On appeal, defendant contends the court erred in denying the motion to reopen. A motion to reopen to take additional testimony when a case has been submitted to the court, but prior to the entry of judgment, is addressed to the sound discretion of the court.[1]

Defendant contends the court abused its discretion in failing to hear additional evidence concerning matters of defense to the claims of plaintiff, which were not available at the time of the trial. Specifically, his reasons are: (1) Not all of the documentary evidence had been discovered by the parties, viz, plaintiff did not have all the evidence available for his use in establishing his claim; (2) defendant's presence at the trial would have materially aided the court in reaching a decision.

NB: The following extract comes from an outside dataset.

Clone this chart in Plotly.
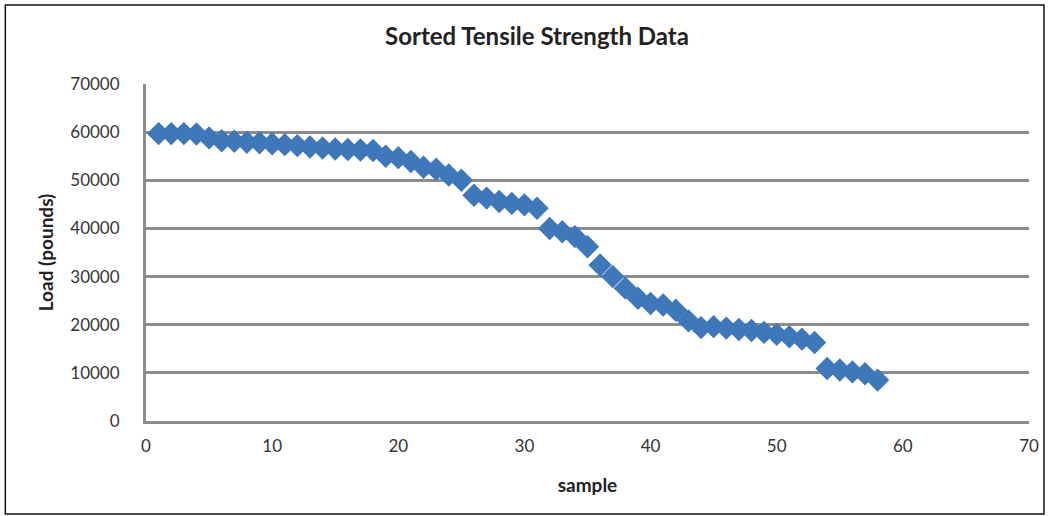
import plotly.graph_objects as go

samples = list(range(1, 59))
load = [59700, 59700, 59700, 59600, 58800, 58200, 58100, 57900, 57800, 57600,
        57400, 57200, 56900, 56700, 56500, 56400, 56300, 56200, 55000, 54700,
        53900, 52700, 52300, 51100, 50000, 46900, 46300, 45600, 45200, 44900,
        44200, 40000, 39300, 38300, 36200, 32400, 30000, 27600, 25500, 24400,
        24100, 23000, 20800, 19400, 19600, 19300, 19000, 18800, 18400, 18000,
        17500, 17000, 16300, 10900, 10600, 10200, 9800, 8500]

x_ticks = [0, 10, 20, 30, 40, 50, 60, 70]
y_ticks = [0, 10000, 20000, 30000, 40000, 50000, 60000, 70000]

W, H = 1051, 516
L, R, T, B = 146, 20, 84, 95
PW, PH = W - L - R, H - T - B

fig = go.Figure()
fig.add_trace(go.Scatter(
    x=samples, y=load, mode="markers",
    marker=dict(symbol="diamond", size=18, color="#3f77bb", line=dict(width=0)),
    showlegend=False, cliponaxis=False,
))

font_family = "Lato, 'Open Sans', sans-serif"

def px_x(px):
    return (px - L) / PW

def px_y(py):
    return (H - B - py) / PH

fig.update_layout(
    width=W, height=H,
    margin=dict(l=L, r=R, t=T, b=B),
    paper_bgcolor="white", plot_bgcolor="white",
    font=dict(family=font_family, size=17, color="#333333"),
    title=dict(text="<b>Sorted Tensile Strength Data</b>", x=537 / W, xanchor="center",
               y=1 - 37 / H, yanchor="middle",
               font=dict(family=font_family, size=24, color="#222222")),
    xaxis=dict(range=[0, 70], tickvals=x_ticks, ticktext=[str(v) for v in x_ticks],
               showgrid=False, zeroline=False, showline=True, linecolor="#8c8c8c",
               linewidth=3, ticks="", ticklabelstandoff=8, fixedrange=True,
               title=dict(text="<b>sample</b>", font=dict(size=19, color="#222222"), standoff=24)),
    yaxis=dict(range=[0, 70000], tickvals=y_ticks, ticktext=[str(v) for v in y_ticks],
               showgrid=True, gridcolor="#8c8c8c", gridwidth=2.5, zeroline=False,
               showline=True, linecolor="#8c8c8c", linewidth=3, ticks="",
               ticklabelstandoff=20, fixedrange=True,
               title=dict(text="<b>Load (pounds)</b>", font=dict(size=19, color="#222222"), standoff=12)),
    shapes=[dict(type="rect", xref="paper", yref="paper",
                 x0=px_x(5), x1=px_x(1046), y0=px_y(514), y1=px_y(5),
                 line=dict(color="#111111", width=1.5), layer="below")],
)

fig.write_html("out.html")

Defendant had ample opportunity to produce his books and records to indicate his version of the transactions with plaintiff, and to be present at the trial. We discover no basis to ascribe abuse of discretion to the denial of the motion to reopen.

A court should consider a motion to reopen to take additional testimony in light of all the circumstances and grant or deny it in the interest of fairness and substantial justice.[2] Judged by this standard, the denial of defendant's motion subserves the interest of fairness and substantial justice.

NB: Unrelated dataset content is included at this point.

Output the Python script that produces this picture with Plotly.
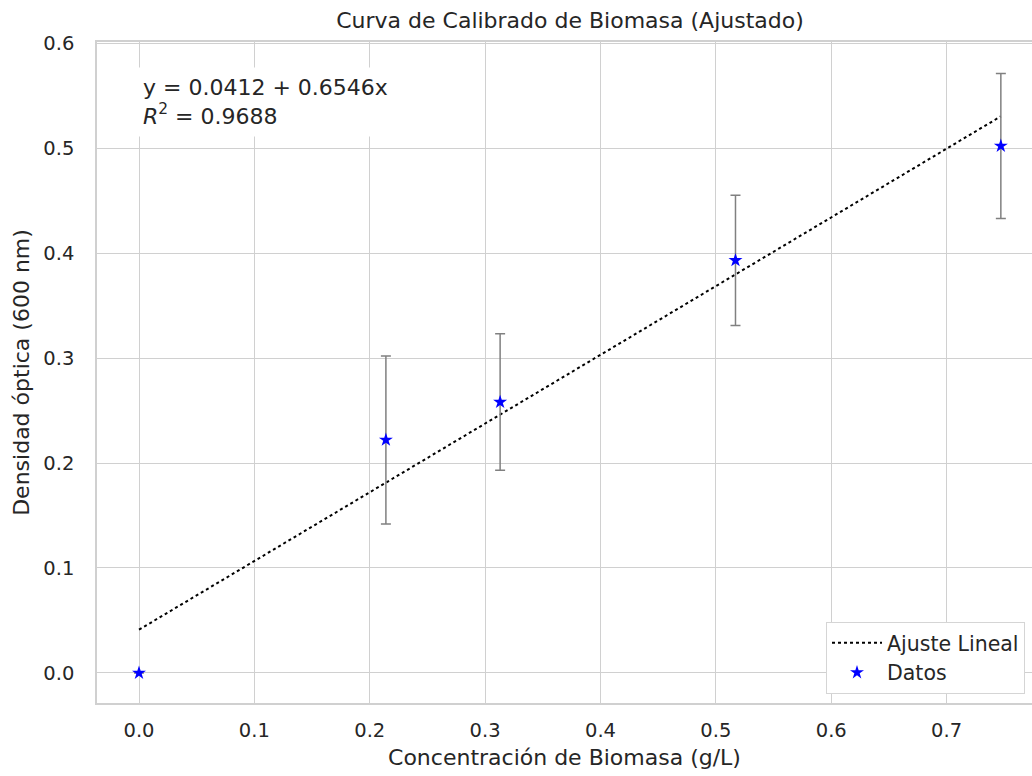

Defendant further contends the court erred in awarding judgment against defendant as an individual. The claim is plaintiff dealt with Lynn S. Porter Housemovers, Inc., a corporation; and, therefore, defendant is neither the proper party to the action, nor the one who is liable to plaintiff.

Such a claim was not in the pleadings or advanced at trial. It is raised for the first time on appeal. Any objection to a defect of parties is waived, if not asserted by a party as provided in Rule 12(h), U.R.C.P.

HENRIOD, C.J., and ELLETT, CROCKETT and WILKINS, JJ., concur.

NOTES

[1] Davis v. Riley, 20 Utah 2d 325, 437 P.2d 453 (1968); Tangaro v. Marrero, 13 Utah 2d 290, 373 P.2d 390 (1962); Kirkham v. Spencer, 3 Utah 2d 399, 285 P.2d 127 (1955); Mitchell v. Spanish Fork West Field Irrigation Co., 1 Utah 2d 313, 265 P.2d 1016 (1954); Tuft v. Brotherson, 106 Utah 499, 150 P.2d 384 (1944).

[2] 6 A. Moore's Federal Practice (2d Ed.), Sec. 59.04[13] p. 59-36.